GIVEN REQUEST ::
The records below must be written out exactly, with every picture left behind.

* * * *

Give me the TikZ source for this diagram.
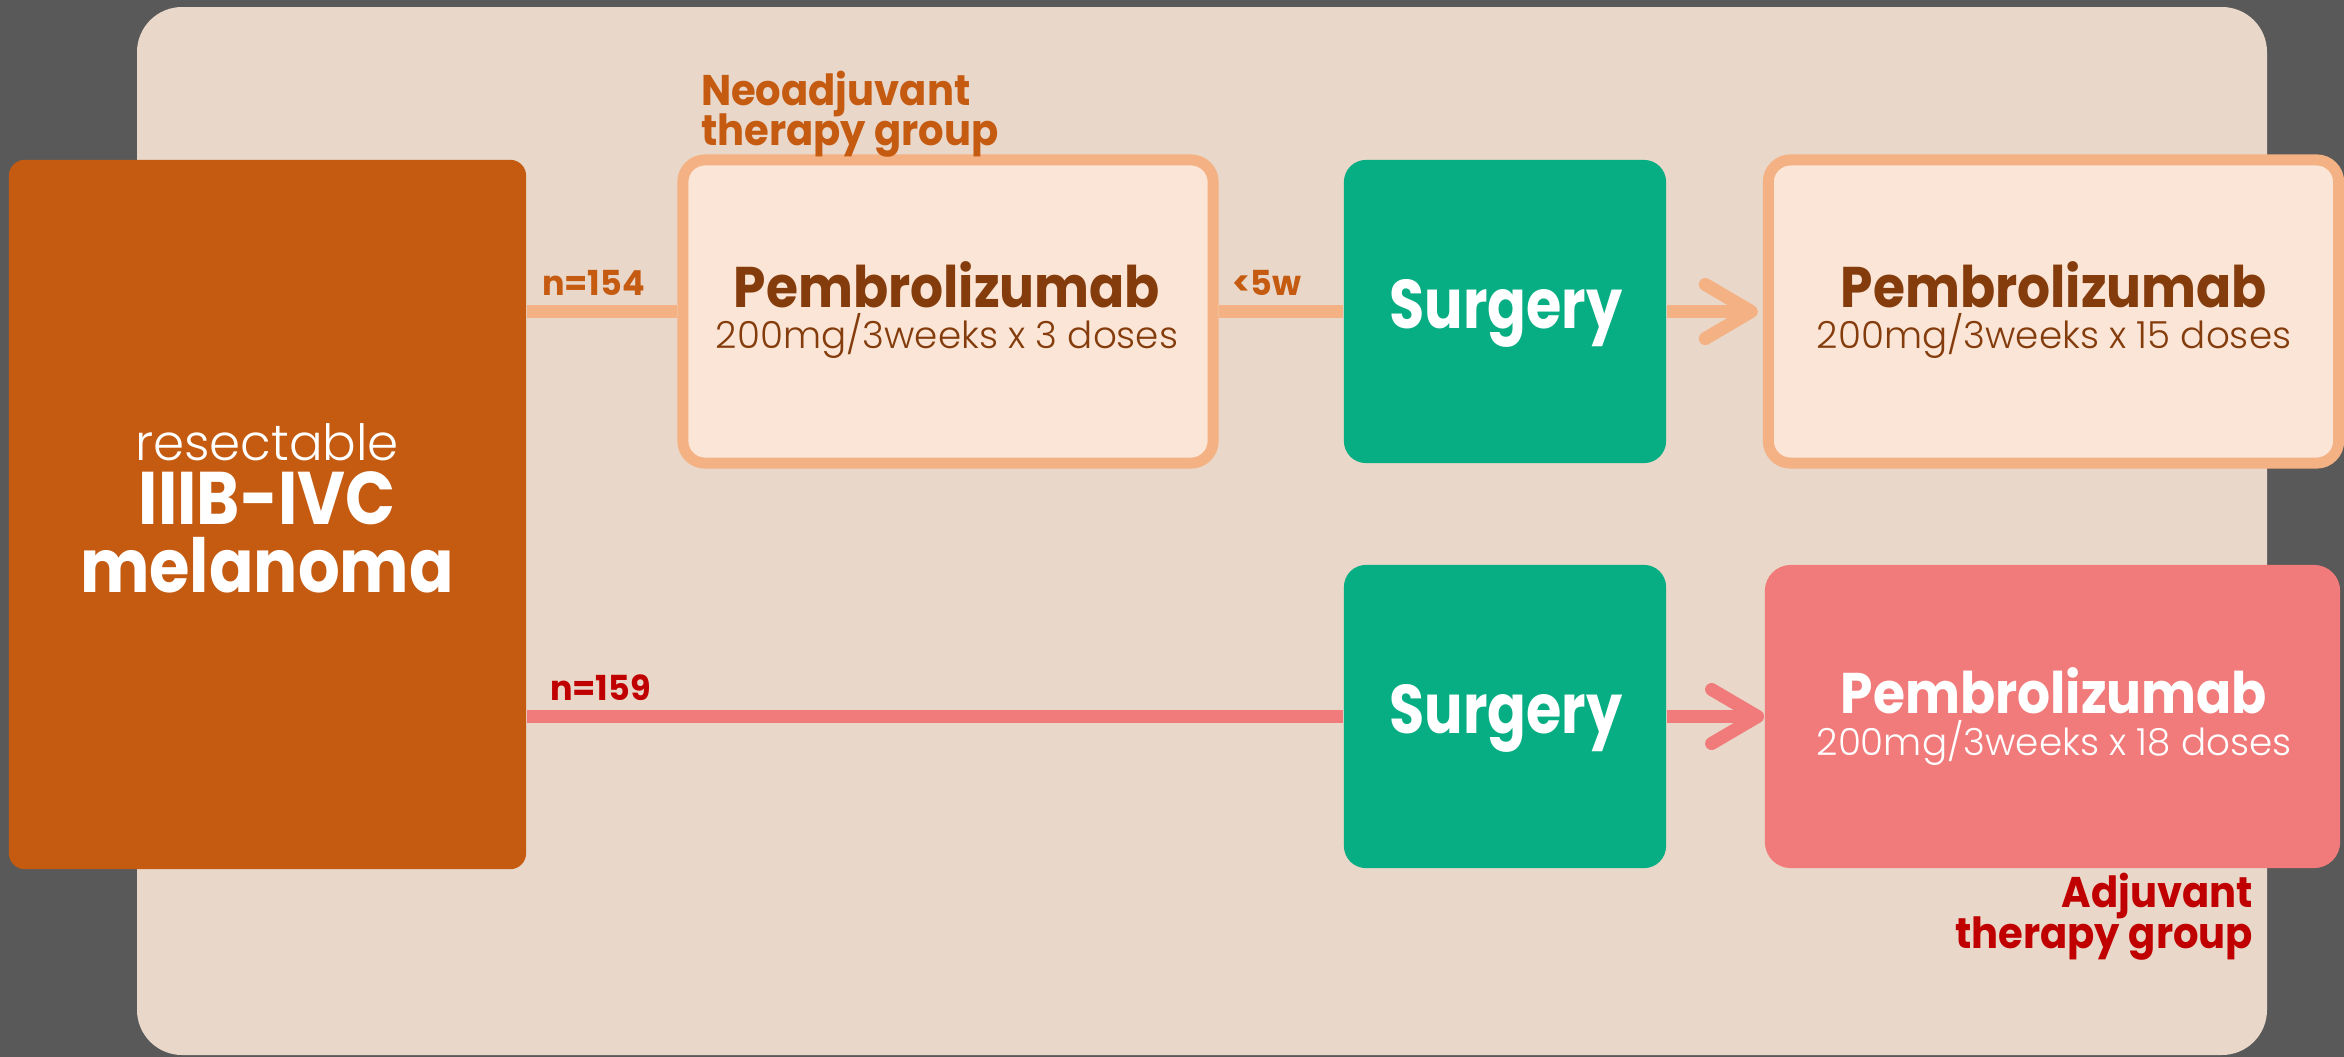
\documentclass[tikz,border=0pt]{standalone}
\usepackage{fontspec}
\usetikzlibrary{arrows.meta}
\setmainfont{Poppins}
\newfontfamily\fbold{Poppins}[FakeStretch=0.88,UprightFont=* Bold]
\newfontfamily\fpemb{Poppins}[FakeStretch=0.905,UprightFont=* Bold]
\newfontfamily\fgrp{Poppins}[FakeStretch=0.935,UprightFont=* Bold]
\newfontfamily\fsurg{Poppins}[FakeStretch=0.83,UprightFont=* Bold]
\newfontfamily\fnlab{Poppins}[FakeStretch=0.97,UprightFont=* Bold]
\newfontfamily\flight{Poppins Light}
\definecolor{bggray}{HTML}{595959}
\definecolor{beige}{HTML}{E9D7C9}
\definecolor{dorange}{HTML}{C55A11}
\definecolor{lorange}{HTML}{F4B183}
\definecolor{lfill}{HTML}{FBE5D6}
\definecolor{brown}{HTML}{843C0C}
\definecolor{sgreen}{HTML}{07AD83}
\definecolor{pinkred}{HTML}{F17A7A}
\definecolor{dred}{HTML}{C00000}
\begin{document}
\begin{tikzpicture}[x=0.01cm,y=-0.01cm,
  leftbox/.style={fill=dorange,rounded corners=1.6mm,minimum width=5.17cm,minimum height=7.09cm,inner sep=0},
  card/.style={draw=lorange,fill=lfill,line width=1.1mm,rounded corners=2.2mm,minimum height=3.03cm,inner sep=0},
  surgbox/.style={fill=sgreen,rounded corners=2.2mm,minimum width=3.22cm,minimum height=3.03cm,inner sep=0},
  redbox/.style={fill=pinkred,rounded corners=2.6mm,minimum width=5.75cm,minimum height=3.03cm,inner sep=0},
  conn/.style={line width=1.3mm},
  barb/.style={-{Straight Barb[length=4.6mm,width=5.4mm,round]}},
  txt/.style={inner sep=0,outer sep=0},
  pemb/.style={txt,anchor=base,font=\fpemb\fontsize{16.3}{18}\selectfont},
  dose/.style={txt,anchor=base,font=\flight\fontsize{10.6}{12}\selectfont},
  grp/.style={txt,font=\fgrp\fontsize{12.2}{14}\selectfont},
  nlab/.style={txt,anchor=base west,font=\fnlab\fontsize{9.8}{11}\selectfont},
  surgtxt/.style={txt,anchor=base,text=white,font=\fsurg\fontsize{19.6}{22}\selectfont}
]
\useasboundingbox (0,0) rectangle (2344,1057);
\fill[bggray] (0,0) rectangle (2344,1057);
\fill[beige,rounded corners=4.5mm] (137,7) rectangle (2267,1055);

% boxes
\node[leftbox] (L) at (267.5,514.5) {};
\node[card,minimum width=5.30cm] (N) at (948,311.5) {};
\node[surgbox] (S1) at (1505,311.5) {};
\node[card,minimum width=5.70cm] (P3) at (2053.5,311.5) {};
\node[surgbox] (S2) at (1505,716.5) {};
\node[redbox] (P4) at (2052.5,716.5) {};

% connectors
\draw[conn,lorange] (L.east |- N.west) -- (N.west);
\draw[conn,lorange] (N.east) -- (S1.west);
\draw[conn,lorange,barb,shorten >=0.5mm] (S1.east) -- (P3.west);
\draw[conn,pinkred] (L.east |- S2.west) -- (S2.west);
\draw[conn,pinkred,barb] (S2.east) -- (P4.west);

% left box text
\node[txt,anchor=base,text=white,font=\flight\fontsize{14.2}{16}\selectfont] (t1) at (267,460) {resectable};
\node[txt,anchor=base,text=white,font=\fbold\fontsize{21.2}{24}\selectfont] (t2) at (267,524) {IIIB-IVC};
\node[txt,anchor=base,text=white,font=\fbold\fontsize{21.2}{24}\selectfont] (t3) at (267,592) {melanoma};

% group labels
\node[grp,anchor=base west,text=dorange] (g1) at (701,105) {Neoadjuvant};
\node[grp,anchor=base west,text=dorange] (g2) at (701,145) {therapy group};
\node[grp,anchor=base east,text=dred] (g3) at (2253,907) {Adjuvant};
\node[grp,anchor=base east,text=dred] (g4) at (2253,948) {therapy group};

% connector labels
\node[nlab,text=dorange] (n1) at (542,295) {n=154};
\node[nlab,text=dorange] (w5) at (1232,295) {<5w};
\node[nlab,text=dred] (n2) at (550,700) {n=159};

% box texts
\node[pemb,text=brown] (p1) at (947,307) {Pembrolizumab};
\node[dose,text=brown] (d1) at (947,348) {200mg/3weeks x 3 doses};
\node[surgtxt] (s1) at (1506,328) {Surgery};
\node[pemb,text=brown] (p3) at (2054,307) {Pembrolizumab};
\node[dose,text=brown] (d3) at (2054,348) {200mg/3weeks x 15 doses};
\node[surgtxt] (s2) at (1506,733) {Surgery};
\node[pemb,text=white] (p4) at (2054,713) {Pembrolizumab};
\node[dose,text=white] (d4) at (2054,755) {200mg/3weeks x 18 doses};
\end{tikzpicture}
\end{document}
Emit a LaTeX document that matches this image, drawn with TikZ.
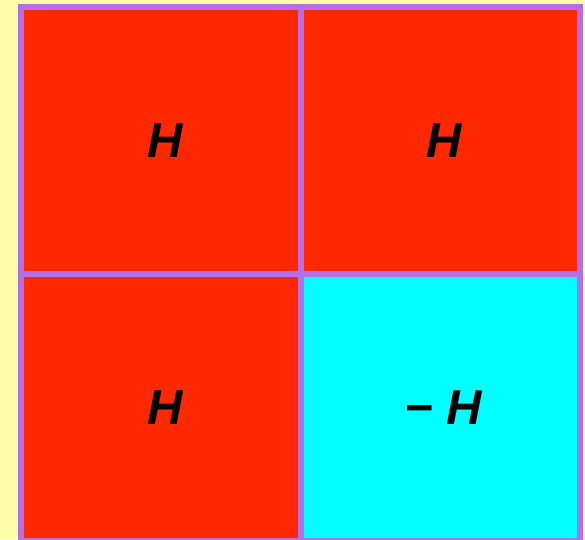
\documentclass[tikz,border=0pt]{standalone}
\usepackage{fontspec}
\setmainfont{Liberation Sans}
\usetikzlibrary{positioning}

\definecolor{paleyellow}{RGB}{255,253,170}
\definecolor{gridpurple}{RGB}{180,110,230}
\definecolor{blockred}{RGB}{255,40,0}
\definecolor{blockcyan}{RGB}{0,255,255}

\begin{document}
\begin{tikzpicture}[
        x = 1pt, y = 1pt,
        node distance = 0pt,
        block/.style = {rectangle, draw = gridpurple, line width = 6pt,
                        inner sep = 0pt, outer sep = 0pt,
                        minimum width = 279.5pt, minimum height = 267pt},
        entry/.style = {inner sep = 0pt, xshift = 4pt,
                        font = \fontsize{49}{49}\selectfont\bfseries\itshape}
    ]

      \fill[paleyellow] (0,0) rectangle (585,539);
      \useasboundingbox (0,0) rectangle (585,539);

      \node[block, fill = blockred] (h_tl) at (160.75,398.5) {};
      \node[block, fill = blockred] (h_tr) [right = of h_tl] {};
      \node[block, fill = blockred] (h_bl) [below = of h_tl] {};
      \node[block, fill = blockcyan] (h_br) [below = of h_tr] {};

      \node[entry] (t_tl) at (h_tl) {H};
      \node[entry] (t_tr) at (h_tr) {H};
      \node[entry] (t_bl) at (h_bl) {H};
      \node[entry, xshift = -1pt] (t_br) at (h_br) {− H};

    \end{tikzpicture}
\end{document}
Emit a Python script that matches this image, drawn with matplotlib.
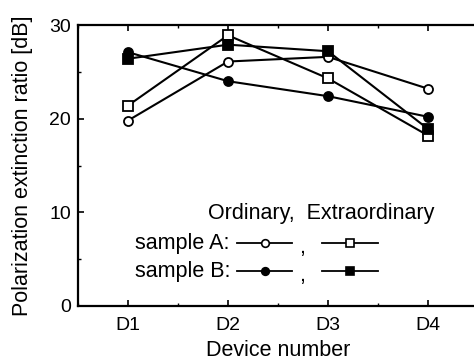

* * * *

TASK RESULT ::
Give me the TikZ source for this diagram.
\documentclass[tikz,border=0pt]{standalone}
\usepackage{fontspec}
\usetikzlibrary{arrows.meta}
\setmainfont{Poppins}
\newfontfamily\fbold{Poppins}[FakeStretch=0.88,UprightFont=* Bold]
\newfontfamily\fpemb{Poppins}[FakeStretch=0.905,UprightFont=* Bold]
\newfontfamily\fgrp{Poppins}[FakeStretch=0.935,UprightFont=* Bold]
\newfontfamily\fsurg{Poppins}[FakeStretch=0.83,UprightFont=* Bold]
\newfontfamily\fnlab{Poppins}[FakeStretch=0.97,UprightFont=* Bold]
\newfontfamily\flight{Poppins Light}
\definecolor{bggray}{HTML}{595959}
\definecolor{beige}{HTML}{E9D7C9}
\definecolor{dorange}{HTML}{C55A11}
\definecolor{lorange}{HTML}{F4B183}
\definecolor{lfill}{HTML}{FBE5D6}
\definecolor{brown}{HTML}{843C0C}
\definecolor{sgreen}{HTML}{07AD83}
\definecolor{pinkred}{HTML}{F17A7A}
\definecolor{dred}{HTML}{C00000}
\begin{document}
\begin{tikzpicture}[x=0.01cm,y=-0.01cm,
  leftbox/.style={fill=dorange,rounded corners=1.6mm,minimum width=5.17cm,minimum height=7.09cm,inner sep=0},
  card/.style={draw=lorange,fill=lfill,line width=1.1mm,rounded corners=2.2mm,minimum height=3.03cm,inner sep=0},
  surgbox/.style={fill=sgreen,rounded corners=2.2mm,minimum width=3.22cm,minimum height=3.03cm,inner sep=0},
  redbox/.style={fill=pinkred,rounded corners=2.6mm,minimum width=5.75cm,minimum height=3.03cm,inner sep=0},
  conn/.style={line width=1.3mm},
  barb/.style={-{Straight Barb[length=4.6mm,width=5.4mm,round]}},
  txt/.style={inner sep=0,outer sep=0},
  pemb/.style={txt,anchor=base,font=\fpemb\fontsize{16.3}{18}\selectfont},
  dose/.style={txt,anchor=base,font=\flight\fontsize{10.6}{12}\selectfont},
  grp/.style={txt,font=\fgrp\fontsize{12.2}{14}\selectfont},
  nlab/.style={txt,anchor=base west,font=\fnlab\fontsize{9.8}{11}\selectfont},
  surgtxt/.style={txt,anchor=base,text=white,font=\fsurg\fontsize{19.6}{22}\selectfont}
]
\useasboundingbox (0,0) rectangle (2344,1057);
\fill[bggray] (0,0) rectangle (2344,1057);
\fill[beige,rounded corners=4.5mm] (137,7) rectangle (2267,1055);

% boxes
\node[leftbox] (L) at (267.5,514.5) {};
\node[card,minimum width=5.30cm] (N) at (948,311.5) {};
\node[surgbox] (S1) at (1505,311.5) {};
\node[card,minimum width=5.70cm] (P3) at (2053.5,311.5) {};
\node[surgbox] (S2) at (1505,716.5) {};
\node[redbox] (P4) at (2052.5,716.5) {};

% connectors
\draw[conn,lorange] (L.east |- N.west) -- (N.west);
\draw[conn,lorange] (N.east) -- (S1.west);
\draw[conn,lorange,barb,shorten >=0.5mm] (S1.east) -- (P3.west);
\draw[conn,pinkred] (L.east |- S2.west) -- (S2.west);
\draw[conn,pinkred,barb] (S2.east) -- (P4.west);

% left box text
\node[txt,anchor=base,text=white,font=\flight\fontsize{14.2}{16}\selectfont] (t1) at (267,460) {resectable};
\node[txt,anchor=base,text=white,font=\fbold\fontsize{21.2}{24}\selectfont] (t2) at (267,524) {IIIB-IVC};
\node[txt,anchor=base,text=white,font=\fbold\fontsize{21.2}{24}\selectfont] (t3) at (267,592) {melanoma};

% group labels
\node[grp,anchor=base west,text=dorange] (g1) at (701,105) {Neoadjuvant};
\node[grp,anchor=base west,text=dorange] (g2) at (701,145) {therapy group};
\node[grp,anchor=base east,text=dred] (g3) at (2253,907) {Adjuvant};
\node[grp,anchor=base east,text=dred] (g4) at (2253,948) {therapy group};

% connector labels
\node[nlab,text=dorange] (n1) at (542,295) {n=154};
\node[nlab,text=dorange] (w5) at (1232,295) {<5w};
\node[nlab,text=dred] (n2) at (550,700) {n=159};

% box texts
\node[pemb,text=brown] (p1) at (947,307) {Pembrolizumab};
\node[dose,text=brown] (d1) at (947,348) {200mg/3weeks x 3 doses};
\node[surgtxt] (s1) at (1506,328) {Surgery};
\node[pemb,text=brown] (p3) at (2054,307) {Pembrolizumab};
\node[dose,text=brown] (d3) at (2054,348) {200mg/3weeks x 15 doses};
\node[surgtxt] (s2) at (1506,733) {Surgery};
\node[pemb,text=white] (p4) at (2054,713) {Pembrolizumab};
\node[dose,text=white] (d4) at (2054,755) {200mg/3weeks x 18 doses};
\end{tikzpicture}
\end{document}
Emit a LaTeX document that matches this image, drawn with TikZ.
\documentclass[tikz,border=0pt]{standalone}
\usepackage{fontspec}
\setmainfont{Liberation Sans}
\usetikzlibrary{positioning}

\definecolor{paleyellow}{RGB}{255,253,170}
\definecolor{gridpurple}{RGB}{180,110,230}
\definecolor{blockred}{RGB}{255,40,0}
\definecolor{blockcyan}{RGB}{0,255,255}

\begin{document}
\begin{tikzpicture}[
        x = 1pt, y = 1pt,
        node distance = 0pt,
        block/.style = {rectangle, draw = gridpurple, line width = 6pt,
                        inner sep = 0pt, outer sep = 0pt,
                        minimum width = 279.5pt, minimum height = 267pt},
        entry/.style = {inner sep = 0pt, xshift = 4pt,
                        font = \fontsize{49}{49}\selectfont\bfseries\itshape}
    ]

      \fill[paleyellow] (0,0) rectangle (585,539);
      \useasboundingbox (0,0) rectangle (585,539);

      \node[block, fill = blockred] (h_tl) at (160.75,398.5) {};
      \node[block, fill = blockred] (h_tr) [right = of h_tl] {};
      \node[block, fill = blockred] (h_bl) [below = of h_tl] {};
      \node[block, fill = blockcyan] (h_br) [below = of h_tr] {};

      \node[entry] (t_tl) at (h_tl) {H};
      \node[entry] (t_tr) at (h_tr) {H};
      \node[entry] (t_bl) at (h_bl) {H};
      \node[entry, xshift = -1pt] (t_br) at (h_br) {− H};

    \end{tikzpicture}
\end{document}
Emit a Python script that matches this image, drawn with matplotlib.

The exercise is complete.